### What you are asked to do
Word for word, extract the first line of the records below and each line after it, up to and including the line with "const rightTickValues = [20, 40, 60, 80, 100];". Pictures are left out.

### Working data
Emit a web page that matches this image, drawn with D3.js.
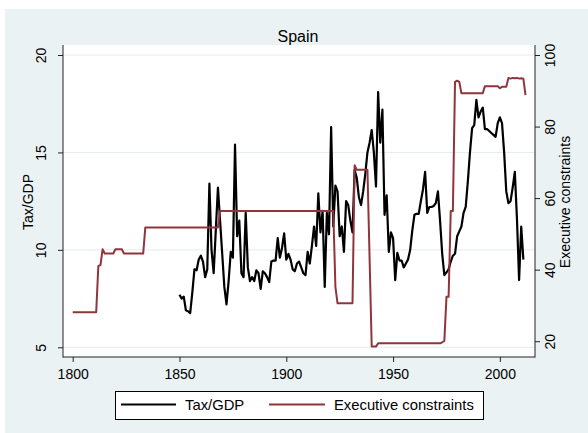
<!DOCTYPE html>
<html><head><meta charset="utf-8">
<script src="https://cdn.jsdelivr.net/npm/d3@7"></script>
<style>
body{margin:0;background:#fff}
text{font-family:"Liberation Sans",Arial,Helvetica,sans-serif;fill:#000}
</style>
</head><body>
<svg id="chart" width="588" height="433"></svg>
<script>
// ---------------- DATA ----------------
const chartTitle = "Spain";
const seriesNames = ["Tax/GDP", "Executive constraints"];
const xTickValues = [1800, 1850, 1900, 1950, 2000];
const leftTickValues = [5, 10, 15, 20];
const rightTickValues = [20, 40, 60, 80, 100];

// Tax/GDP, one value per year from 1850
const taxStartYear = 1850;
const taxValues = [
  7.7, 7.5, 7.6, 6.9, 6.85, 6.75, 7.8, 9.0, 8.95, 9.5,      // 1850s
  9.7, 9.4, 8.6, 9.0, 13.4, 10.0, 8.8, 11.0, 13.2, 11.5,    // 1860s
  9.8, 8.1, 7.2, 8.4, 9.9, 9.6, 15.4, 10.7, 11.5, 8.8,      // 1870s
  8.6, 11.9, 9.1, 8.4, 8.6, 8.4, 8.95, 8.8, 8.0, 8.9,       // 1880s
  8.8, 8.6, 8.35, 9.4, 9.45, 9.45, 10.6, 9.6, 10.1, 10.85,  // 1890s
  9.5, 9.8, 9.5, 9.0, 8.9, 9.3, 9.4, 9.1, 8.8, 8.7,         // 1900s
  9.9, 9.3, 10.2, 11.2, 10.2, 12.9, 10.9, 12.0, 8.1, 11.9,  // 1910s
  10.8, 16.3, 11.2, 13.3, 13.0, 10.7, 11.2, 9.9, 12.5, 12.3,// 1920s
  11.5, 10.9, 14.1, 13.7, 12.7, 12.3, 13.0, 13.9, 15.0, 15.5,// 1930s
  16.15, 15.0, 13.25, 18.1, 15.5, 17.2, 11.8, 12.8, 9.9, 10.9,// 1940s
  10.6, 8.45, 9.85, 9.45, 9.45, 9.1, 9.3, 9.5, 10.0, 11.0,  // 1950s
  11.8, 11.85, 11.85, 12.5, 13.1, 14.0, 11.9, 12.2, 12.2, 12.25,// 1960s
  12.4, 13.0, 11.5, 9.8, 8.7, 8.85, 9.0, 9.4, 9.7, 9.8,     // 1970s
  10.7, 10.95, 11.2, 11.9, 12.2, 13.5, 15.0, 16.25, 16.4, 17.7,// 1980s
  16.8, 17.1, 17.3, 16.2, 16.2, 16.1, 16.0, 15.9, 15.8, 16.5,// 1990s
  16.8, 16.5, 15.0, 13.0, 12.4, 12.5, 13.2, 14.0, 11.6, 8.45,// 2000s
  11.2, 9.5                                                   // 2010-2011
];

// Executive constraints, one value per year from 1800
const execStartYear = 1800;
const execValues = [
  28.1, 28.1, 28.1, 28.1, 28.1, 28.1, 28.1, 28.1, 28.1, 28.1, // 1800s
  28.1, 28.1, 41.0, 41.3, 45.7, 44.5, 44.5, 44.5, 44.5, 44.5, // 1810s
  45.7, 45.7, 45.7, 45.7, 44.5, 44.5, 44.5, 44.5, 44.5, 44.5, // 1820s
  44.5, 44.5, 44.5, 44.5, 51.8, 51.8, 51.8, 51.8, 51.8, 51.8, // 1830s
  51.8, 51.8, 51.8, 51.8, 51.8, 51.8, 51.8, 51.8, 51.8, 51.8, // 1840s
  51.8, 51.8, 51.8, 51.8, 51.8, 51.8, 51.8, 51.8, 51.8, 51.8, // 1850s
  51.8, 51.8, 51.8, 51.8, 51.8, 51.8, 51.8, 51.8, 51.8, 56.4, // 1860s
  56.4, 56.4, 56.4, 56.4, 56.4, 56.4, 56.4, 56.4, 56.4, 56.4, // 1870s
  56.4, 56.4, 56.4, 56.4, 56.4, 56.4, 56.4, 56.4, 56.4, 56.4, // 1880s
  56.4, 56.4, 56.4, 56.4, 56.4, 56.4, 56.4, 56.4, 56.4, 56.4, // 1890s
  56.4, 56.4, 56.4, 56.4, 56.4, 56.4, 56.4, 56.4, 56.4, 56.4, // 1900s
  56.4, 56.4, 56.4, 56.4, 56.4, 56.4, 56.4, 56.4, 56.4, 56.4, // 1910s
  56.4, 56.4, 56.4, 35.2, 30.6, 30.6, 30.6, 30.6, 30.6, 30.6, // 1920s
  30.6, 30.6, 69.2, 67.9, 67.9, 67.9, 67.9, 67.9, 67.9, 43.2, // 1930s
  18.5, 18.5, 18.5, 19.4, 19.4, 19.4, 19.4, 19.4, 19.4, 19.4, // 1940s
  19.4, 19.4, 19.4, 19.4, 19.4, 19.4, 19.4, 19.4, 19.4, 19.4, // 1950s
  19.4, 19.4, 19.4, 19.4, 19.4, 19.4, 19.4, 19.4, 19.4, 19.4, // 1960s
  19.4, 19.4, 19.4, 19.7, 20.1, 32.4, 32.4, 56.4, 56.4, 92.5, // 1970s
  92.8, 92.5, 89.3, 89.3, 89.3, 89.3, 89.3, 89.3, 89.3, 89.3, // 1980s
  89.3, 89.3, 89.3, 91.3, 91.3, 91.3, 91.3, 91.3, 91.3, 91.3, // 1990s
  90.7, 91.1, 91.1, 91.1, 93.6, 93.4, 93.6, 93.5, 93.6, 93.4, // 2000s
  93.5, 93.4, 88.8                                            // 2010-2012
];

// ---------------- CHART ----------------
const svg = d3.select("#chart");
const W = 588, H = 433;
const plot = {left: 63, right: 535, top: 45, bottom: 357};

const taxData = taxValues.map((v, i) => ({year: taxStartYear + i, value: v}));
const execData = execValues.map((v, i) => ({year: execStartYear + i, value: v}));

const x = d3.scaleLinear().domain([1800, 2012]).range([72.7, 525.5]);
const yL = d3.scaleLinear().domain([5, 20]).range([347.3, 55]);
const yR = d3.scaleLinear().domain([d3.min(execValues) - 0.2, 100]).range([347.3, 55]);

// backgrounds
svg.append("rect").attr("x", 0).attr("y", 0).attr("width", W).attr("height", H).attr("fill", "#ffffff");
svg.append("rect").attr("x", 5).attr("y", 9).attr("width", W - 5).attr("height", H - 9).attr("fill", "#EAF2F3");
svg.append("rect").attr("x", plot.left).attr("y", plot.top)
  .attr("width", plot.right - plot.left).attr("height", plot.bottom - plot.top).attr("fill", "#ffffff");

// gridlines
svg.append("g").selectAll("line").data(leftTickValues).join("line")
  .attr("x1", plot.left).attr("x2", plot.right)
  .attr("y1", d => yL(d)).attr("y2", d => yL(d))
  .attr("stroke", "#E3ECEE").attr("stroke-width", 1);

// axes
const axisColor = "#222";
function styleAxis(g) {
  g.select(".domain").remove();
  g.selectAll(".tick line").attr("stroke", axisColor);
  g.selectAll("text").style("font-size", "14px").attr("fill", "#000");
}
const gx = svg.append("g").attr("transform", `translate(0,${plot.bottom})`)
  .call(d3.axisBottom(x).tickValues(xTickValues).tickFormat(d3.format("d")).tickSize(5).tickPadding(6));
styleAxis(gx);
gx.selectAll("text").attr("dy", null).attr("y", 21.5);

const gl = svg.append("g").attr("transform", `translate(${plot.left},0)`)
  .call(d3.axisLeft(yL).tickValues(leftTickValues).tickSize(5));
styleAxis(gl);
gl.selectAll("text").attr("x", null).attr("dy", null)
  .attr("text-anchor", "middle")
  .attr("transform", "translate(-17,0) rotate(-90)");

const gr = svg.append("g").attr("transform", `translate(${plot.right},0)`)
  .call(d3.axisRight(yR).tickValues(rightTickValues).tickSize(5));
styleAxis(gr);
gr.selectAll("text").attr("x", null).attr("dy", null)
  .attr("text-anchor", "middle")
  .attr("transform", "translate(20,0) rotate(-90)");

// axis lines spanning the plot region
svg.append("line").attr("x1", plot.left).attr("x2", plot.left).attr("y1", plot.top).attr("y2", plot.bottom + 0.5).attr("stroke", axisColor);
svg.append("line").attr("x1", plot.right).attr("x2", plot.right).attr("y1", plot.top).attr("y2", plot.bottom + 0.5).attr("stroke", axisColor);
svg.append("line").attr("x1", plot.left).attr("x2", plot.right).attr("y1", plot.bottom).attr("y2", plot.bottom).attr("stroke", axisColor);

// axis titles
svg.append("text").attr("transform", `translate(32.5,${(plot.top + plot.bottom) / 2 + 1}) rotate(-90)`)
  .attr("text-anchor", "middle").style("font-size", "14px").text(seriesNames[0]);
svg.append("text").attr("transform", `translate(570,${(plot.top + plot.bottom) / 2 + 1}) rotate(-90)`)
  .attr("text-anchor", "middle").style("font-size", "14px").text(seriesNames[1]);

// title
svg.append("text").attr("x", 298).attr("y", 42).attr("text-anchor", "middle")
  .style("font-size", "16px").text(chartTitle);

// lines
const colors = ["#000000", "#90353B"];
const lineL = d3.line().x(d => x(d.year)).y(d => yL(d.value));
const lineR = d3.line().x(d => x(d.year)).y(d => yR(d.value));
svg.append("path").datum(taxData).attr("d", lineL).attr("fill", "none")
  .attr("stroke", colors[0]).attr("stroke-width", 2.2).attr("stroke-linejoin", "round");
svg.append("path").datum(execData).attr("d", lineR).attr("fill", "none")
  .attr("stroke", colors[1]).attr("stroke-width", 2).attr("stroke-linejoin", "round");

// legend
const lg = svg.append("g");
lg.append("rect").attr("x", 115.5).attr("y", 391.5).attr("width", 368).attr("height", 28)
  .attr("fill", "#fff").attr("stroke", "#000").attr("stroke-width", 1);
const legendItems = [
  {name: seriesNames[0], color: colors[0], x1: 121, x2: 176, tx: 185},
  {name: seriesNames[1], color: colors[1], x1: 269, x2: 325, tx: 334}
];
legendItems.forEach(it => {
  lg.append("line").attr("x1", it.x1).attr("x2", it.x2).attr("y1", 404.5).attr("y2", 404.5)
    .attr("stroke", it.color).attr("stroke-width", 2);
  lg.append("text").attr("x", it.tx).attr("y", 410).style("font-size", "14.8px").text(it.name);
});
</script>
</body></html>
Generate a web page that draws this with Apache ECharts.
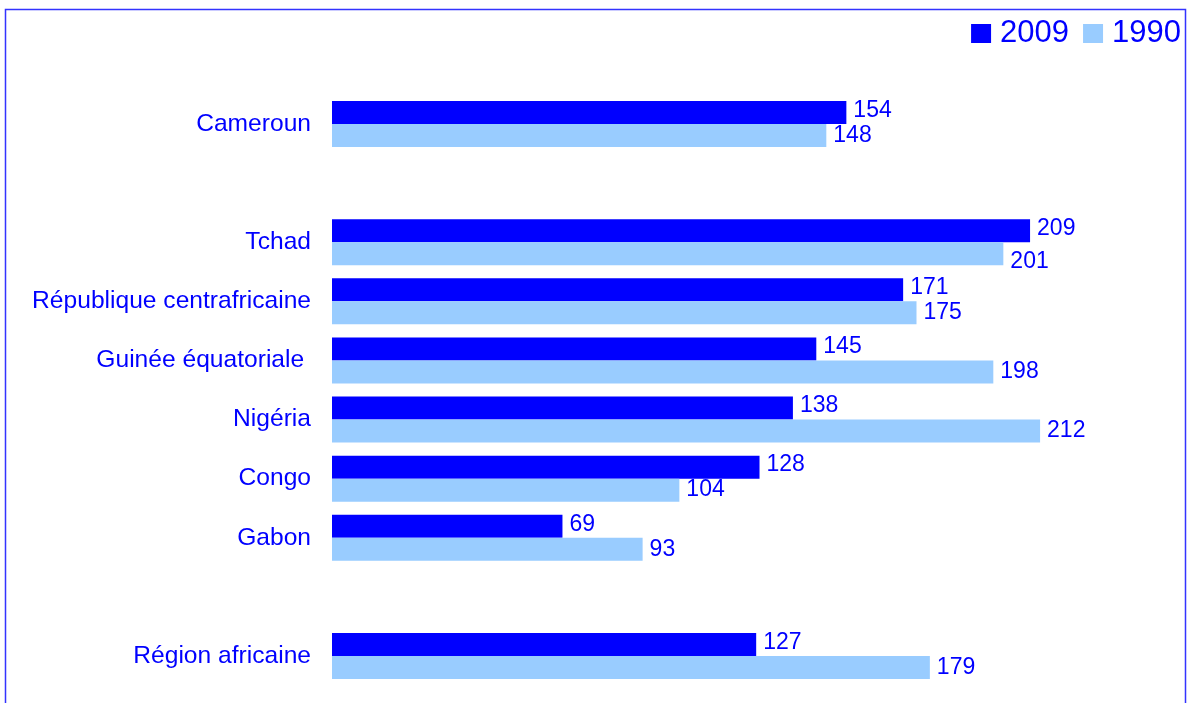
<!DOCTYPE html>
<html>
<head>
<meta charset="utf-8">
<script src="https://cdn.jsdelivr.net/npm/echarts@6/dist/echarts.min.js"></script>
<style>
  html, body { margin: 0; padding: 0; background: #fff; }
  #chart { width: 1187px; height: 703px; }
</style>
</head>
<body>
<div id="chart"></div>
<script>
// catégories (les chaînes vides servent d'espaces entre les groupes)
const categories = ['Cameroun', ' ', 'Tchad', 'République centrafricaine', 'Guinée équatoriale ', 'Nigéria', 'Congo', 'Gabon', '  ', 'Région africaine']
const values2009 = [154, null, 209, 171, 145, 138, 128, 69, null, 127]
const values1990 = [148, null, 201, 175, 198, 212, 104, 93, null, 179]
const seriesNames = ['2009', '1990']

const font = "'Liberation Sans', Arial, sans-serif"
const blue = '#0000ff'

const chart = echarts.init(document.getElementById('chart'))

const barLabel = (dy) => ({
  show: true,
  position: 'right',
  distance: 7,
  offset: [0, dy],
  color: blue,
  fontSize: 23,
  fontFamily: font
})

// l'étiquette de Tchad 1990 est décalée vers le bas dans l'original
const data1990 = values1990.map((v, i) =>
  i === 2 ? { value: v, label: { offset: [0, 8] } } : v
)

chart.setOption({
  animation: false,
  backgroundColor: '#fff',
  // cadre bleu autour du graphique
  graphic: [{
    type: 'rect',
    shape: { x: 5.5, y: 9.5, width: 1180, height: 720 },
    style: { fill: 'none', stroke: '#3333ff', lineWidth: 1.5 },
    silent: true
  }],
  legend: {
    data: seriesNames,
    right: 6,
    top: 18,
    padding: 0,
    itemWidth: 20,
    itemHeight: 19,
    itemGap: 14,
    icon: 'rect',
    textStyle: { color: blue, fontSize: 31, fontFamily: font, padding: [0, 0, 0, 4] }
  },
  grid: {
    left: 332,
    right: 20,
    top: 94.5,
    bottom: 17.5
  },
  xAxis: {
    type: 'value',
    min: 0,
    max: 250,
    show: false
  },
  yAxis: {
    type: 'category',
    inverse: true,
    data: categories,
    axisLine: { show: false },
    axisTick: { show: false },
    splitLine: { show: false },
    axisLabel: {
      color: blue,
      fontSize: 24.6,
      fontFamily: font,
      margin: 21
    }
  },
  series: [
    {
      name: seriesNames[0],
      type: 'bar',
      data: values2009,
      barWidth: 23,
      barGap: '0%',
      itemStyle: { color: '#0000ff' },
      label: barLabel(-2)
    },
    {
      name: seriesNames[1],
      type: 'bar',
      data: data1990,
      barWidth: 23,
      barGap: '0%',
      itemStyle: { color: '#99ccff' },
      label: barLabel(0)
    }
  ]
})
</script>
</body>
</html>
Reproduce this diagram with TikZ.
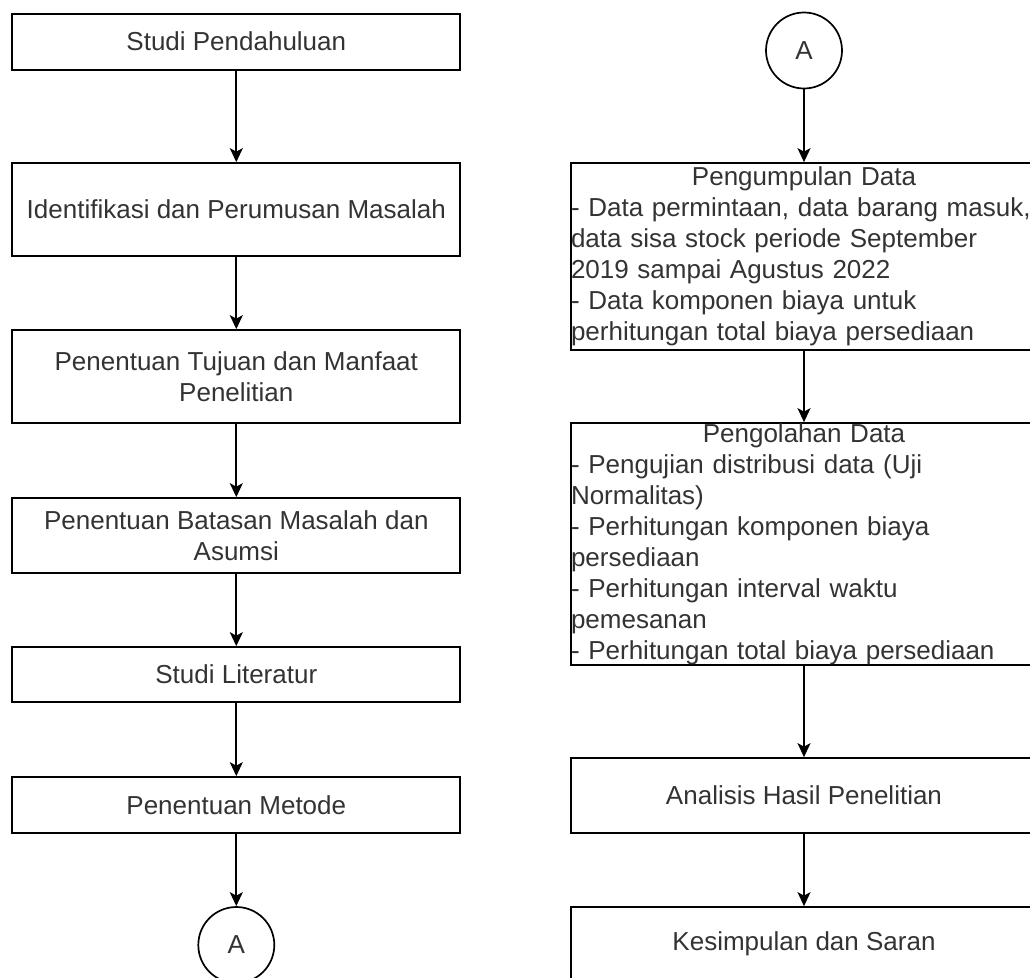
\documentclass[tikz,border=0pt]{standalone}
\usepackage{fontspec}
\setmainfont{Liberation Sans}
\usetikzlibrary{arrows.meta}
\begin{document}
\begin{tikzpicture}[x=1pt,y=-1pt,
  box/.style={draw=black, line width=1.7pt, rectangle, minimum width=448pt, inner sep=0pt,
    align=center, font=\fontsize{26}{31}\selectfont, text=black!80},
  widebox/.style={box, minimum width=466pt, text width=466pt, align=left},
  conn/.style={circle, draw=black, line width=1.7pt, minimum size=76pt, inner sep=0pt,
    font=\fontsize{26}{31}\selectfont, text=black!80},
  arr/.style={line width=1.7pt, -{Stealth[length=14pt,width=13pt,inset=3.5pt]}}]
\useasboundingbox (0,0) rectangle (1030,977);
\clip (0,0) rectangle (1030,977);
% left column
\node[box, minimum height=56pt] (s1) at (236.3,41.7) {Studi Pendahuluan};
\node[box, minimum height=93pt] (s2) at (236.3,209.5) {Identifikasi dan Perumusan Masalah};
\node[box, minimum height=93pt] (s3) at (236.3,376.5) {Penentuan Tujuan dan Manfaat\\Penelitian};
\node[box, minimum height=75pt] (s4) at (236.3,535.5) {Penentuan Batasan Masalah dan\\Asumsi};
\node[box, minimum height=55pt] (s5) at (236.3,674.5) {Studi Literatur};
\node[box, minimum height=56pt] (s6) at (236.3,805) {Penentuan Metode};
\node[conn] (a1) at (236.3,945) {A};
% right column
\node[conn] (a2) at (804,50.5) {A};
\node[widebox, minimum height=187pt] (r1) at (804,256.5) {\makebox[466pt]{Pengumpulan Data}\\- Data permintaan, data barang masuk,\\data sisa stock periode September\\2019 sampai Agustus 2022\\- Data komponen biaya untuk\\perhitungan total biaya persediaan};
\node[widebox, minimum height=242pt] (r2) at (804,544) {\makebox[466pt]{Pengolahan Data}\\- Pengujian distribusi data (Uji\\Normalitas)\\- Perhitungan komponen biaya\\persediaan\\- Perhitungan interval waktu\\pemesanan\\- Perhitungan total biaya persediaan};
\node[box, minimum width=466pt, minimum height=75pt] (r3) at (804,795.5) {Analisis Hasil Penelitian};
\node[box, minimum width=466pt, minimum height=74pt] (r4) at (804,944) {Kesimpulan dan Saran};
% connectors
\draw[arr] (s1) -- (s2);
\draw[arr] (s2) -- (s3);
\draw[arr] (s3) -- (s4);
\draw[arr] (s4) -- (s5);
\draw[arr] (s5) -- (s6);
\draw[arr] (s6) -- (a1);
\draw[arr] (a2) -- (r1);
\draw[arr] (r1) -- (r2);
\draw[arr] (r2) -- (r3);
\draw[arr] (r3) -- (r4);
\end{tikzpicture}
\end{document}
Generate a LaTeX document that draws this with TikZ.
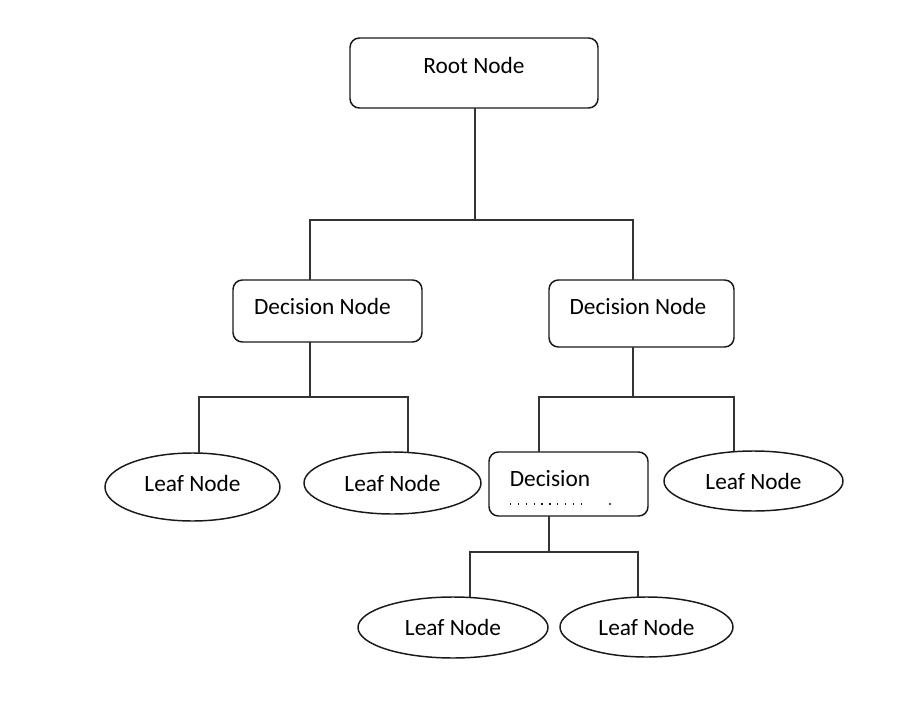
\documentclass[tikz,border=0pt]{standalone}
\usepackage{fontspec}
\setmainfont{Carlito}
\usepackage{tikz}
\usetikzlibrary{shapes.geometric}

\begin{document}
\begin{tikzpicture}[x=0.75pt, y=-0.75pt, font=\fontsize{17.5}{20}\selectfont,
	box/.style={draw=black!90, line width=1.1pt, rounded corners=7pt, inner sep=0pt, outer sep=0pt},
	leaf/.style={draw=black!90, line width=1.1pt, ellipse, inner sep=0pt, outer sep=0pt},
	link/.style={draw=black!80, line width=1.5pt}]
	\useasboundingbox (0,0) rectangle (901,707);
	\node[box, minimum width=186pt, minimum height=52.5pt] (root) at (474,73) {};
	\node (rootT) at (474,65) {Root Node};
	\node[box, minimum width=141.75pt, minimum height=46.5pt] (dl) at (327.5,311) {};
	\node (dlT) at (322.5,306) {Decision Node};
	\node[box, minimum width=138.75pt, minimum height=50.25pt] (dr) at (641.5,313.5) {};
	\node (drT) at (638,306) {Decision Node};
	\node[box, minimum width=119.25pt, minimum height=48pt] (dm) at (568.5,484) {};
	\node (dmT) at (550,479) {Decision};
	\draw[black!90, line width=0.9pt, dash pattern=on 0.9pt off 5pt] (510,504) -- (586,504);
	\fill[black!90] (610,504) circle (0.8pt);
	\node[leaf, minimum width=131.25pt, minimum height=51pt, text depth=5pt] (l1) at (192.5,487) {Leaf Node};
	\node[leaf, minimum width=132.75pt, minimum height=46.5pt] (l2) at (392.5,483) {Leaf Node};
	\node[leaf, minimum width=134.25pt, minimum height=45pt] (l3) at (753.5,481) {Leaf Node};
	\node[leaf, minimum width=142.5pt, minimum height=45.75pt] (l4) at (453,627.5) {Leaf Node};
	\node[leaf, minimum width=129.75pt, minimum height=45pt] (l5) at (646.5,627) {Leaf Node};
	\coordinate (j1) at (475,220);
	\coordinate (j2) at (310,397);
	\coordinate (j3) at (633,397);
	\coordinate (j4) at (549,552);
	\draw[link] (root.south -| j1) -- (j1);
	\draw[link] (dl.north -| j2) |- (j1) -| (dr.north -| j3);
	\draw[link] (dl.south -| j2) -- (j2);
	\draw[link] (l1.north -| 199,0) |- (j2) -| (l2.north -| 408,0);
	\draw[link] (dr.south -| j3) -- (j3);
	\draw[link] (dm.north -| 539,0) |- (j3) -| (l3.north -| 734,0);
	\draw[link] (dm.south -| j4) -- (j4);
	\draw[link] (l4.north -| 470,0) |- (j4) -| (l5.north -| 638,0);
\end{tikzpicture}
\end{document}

### Answer
Emit a web page that matches this image, drawn with D3.js.
<!DOCTYPE html>
<html><head><meta charset="utf-8">
<script src="https://cdn.jsdelivr.net/npm/d3@7"></script>
<style>
body{margin:0;background:#fff}
text{font-family:"Liberation Sans",Arial,Helvetica,sans-serif;fill:#000}
</style>
</head><body>
<svg id="chart" width="588" height="433"></svg>
<script>
// ---------------- DATA ----------------
const chartTitle = "Spain";
const seriesNames = ["Tax/GDP", "Executive constraints"];
const xTickValues = [1800, 1850, 1900, 1950, 2000];
const leftTickValues = [5, 10, 15, 20];
const rightTickValues = [20, 40, 60, 80, 100];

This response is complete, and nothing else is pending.